### EXERCISE INSTRUCTIONS
Write the lines out again, from the top of the material to the line containing "ax2 = fig.add_axes([0.6091, 0.1143, 0.3761, 0.7987])", pictures excluded.

### MATERIAL
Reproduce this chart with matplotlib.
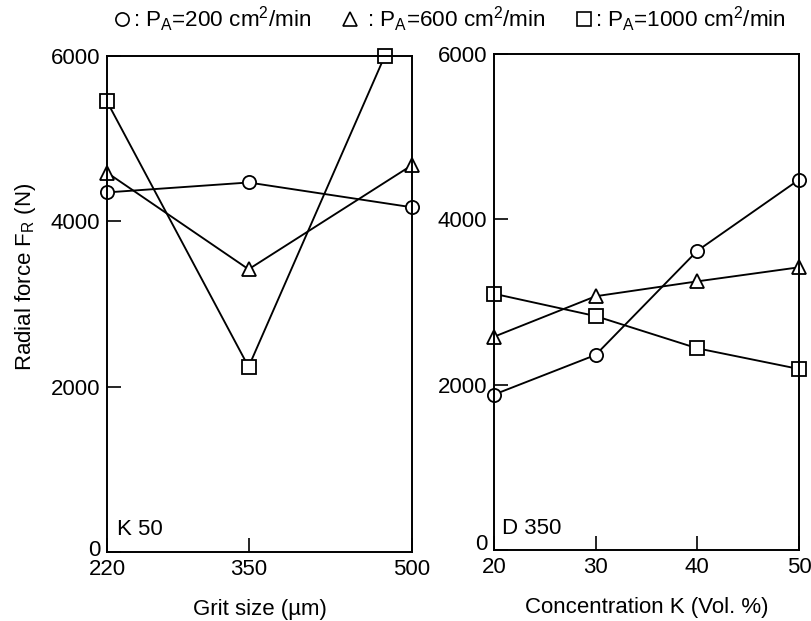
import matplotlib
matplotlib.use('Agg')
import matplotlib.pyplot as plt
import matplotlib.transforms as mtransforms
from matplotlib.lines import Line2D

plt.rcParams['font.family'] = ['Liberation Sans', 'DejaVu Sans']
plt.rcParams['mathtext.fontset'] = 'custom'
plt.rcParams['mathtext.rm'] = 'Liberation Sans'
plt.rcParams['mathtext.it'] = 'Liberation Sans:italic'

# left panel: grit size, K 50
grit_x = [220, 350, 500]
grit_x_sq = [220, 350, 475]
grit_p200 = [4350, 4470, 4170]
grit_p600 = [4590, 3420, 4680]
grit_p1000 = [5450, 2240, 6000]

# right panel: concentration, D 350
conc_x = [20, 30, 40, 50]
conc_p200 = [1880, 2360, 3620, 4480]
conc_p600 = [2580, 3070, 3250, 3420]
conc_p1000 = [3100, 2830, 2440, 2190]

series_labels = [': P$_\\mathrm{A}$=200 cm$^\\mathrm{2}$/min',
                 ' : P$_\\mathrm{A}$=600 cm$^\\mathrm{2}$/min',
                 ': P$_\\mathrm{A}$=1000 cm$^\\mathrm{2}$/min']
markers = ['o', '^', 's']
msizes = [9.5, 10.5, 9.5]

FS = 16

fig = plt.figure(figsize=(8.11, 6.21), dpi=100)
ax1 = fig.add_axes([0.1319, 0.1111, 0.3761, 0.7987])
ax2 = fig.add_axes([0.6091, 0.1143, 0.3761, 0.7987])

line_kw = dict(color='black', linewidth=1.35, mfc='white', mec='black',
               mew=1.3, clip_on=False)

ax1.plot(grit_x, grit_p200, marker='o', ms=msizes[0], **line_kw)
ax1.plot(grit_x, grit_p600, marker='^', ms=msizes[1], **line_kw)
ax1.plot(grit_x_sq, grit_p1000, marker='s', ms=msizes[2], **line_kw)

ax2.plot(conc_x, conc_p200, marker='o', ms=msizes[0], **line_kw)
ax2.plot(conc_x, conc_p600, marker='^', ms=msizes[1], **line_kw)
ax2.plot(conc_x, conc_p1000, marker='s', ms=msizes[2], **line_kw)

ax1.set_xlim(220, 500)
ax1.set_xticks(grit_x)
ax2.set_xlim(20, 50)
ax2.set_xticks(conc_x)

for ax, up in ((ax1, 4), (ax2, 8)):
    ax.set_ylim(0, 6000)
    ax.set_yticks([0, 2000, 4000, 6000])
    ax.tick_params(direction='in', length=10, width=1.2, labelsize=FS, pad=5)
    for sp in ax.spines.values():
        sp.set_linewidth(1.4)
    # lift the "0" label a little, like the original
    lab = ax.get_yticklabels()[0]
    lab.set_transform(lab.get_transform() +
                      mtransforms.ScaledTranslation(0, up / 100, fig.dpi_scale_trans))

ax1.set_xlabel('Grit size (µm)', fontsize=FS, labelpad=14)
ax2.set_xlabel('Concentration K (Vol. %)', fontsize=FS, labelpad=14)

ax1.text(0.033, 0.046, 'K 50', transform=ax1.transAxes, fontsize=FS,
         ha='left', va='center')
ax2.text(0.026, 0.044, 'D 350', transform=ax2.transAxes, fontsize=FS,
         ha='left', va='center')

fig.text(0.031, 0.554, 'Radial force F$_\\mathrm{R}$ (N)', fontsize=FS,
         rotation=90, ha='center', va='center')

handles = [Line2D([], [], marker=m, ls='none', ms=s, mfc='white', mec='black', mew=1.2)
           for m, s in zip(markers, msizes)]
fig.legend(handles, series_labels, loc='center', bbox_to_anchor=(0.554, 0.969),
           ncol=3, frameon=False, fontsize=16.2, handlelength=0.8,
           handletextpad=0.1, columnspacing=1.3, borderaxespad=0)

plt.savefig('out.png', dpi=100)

### THE RESPONSE
Reproduce this chart with matplotlib.
import matplotlib
matplotlib.use('Agg')
import matplotlib.pyplot as plt
import matplotlib.transforms as mtransforms
from matplotlib.lines import Line2D

plt.rcParams['font.family'] = ['Liberation Sans', 'DejaVu Sans']
plt.rcParams['mathtext.fontset'] = 'custom'
plt.rcParams['mathtext.rm'] = 'Liberation Sans'
plt.rcParams['mathtext.it'] = 'Liberation Sans:italic'

# left panel: grit size, K 50
grit_x = [220, 350, 500]
grit_x_sq = [220, 350, 475]
grit_p200 = [4350, 4470, 4170]
grit_p600 = [4590, 3420, 4680]
grit_p1000 = [5450, 2240, 6000]

# right panel: concentration, D 350
conc_x = [20, 30, 40, 50]
conc_p200 = [1880, 2360, 3620, 4480]
conc_p600 = [2580, 3070, 3250, 3420]
conc_p1000 = [3100, 2830, 2440, 2190]

series_labels = [': P$_\\mathrm{A}$=200 cm$^\\mathrm{2}$/min',
                 ' : P$_\\mathrm{A}$=600 cm$^\\mathrm{2}$/min',
                 ': P$_\\mathrm{A}$=1000 cm$^\\mathrm{2}$/min']
markers = ['o', '^', 's']
msizes = [9.5, 10.5, 9.5]

FS = 16

fig = plt.figure(figsize=(8.11, 6.21), dpi=100)
ax1 = fig.add_axes([0.1319, 0.1111, 0.3761, 0.7987])
ax2 = fig.add_axes([0.6091, 0.1143, 0.3761, 0.7987])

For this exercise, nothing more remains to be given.